Con 22 años, salió huyendo de la fronteriza Tijuana donde se crió. Llegó a México capital casi con una mano delante y otra detrás. Los primeros días durmió en casa de la abuela de un amigo. Poco a poco, se fue haciendo un hueco. En 1997 grabó su primer disco, Aquí, con excelentes críticas, pero con unas discretas ventas. La música en México estaba viviendo entonces un renacer inédito. Poco después llegó su canción Amores perros, para la película del mismo nombre, del mexicano Alejandro González Iñárritu. Pero no fue hasta el disco Sí, medio compuesto en España, cuando Julieta acarició el éxito.
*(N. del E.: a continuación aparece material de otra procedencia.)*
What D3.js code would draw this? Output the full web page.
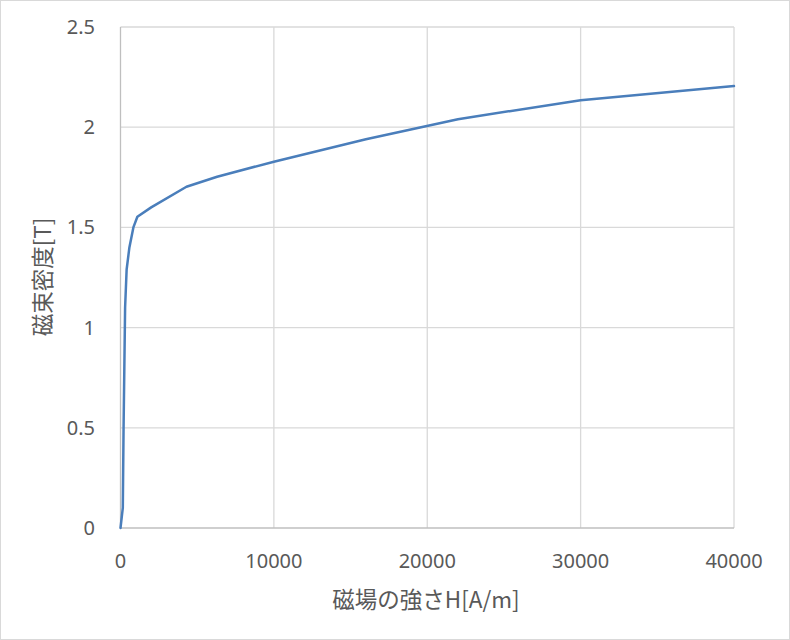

"SIEMPRE FUE CONSTANTE y muy lista, pero también muy cabezota. Esa terquedad se ha convertido ahora en una bendición", reconoce su padre. "Yo he dejado de ser José Luis Venegas el fotógrafo para ser 'el-fotógrafo-que-es-padre-de-Julieta-Venegas'. Y estoy orgulloso. Soy su mayor fan. Yo no quería que se dedicase al rock; me alegro de que no me hiciese caso". Sus razones tenía: José Luis cuenta que una vez alquiló un piso a unos melenudos. "Él los llamaba Jesucristos", añade Julieta. Los vecinos se quejaban por el olor a marihuana y José Luis fue a hablar con ellos. Su respuesta le dejó de piedra: "No podemos evitarlo. El mundo del rock es así". "Cuando Julieta me dijo después que tenía una banda de rock, me quedé horrorizado. No la dejé", añade su padre. Menos mal que los hijos casi nunca hacen caso a los padres. Aquella niña protestona ha seguido su propio camino y es ahora una mujer de éxito y sensata. Pero con una deuda pendiente: hacerle una canción a Prince.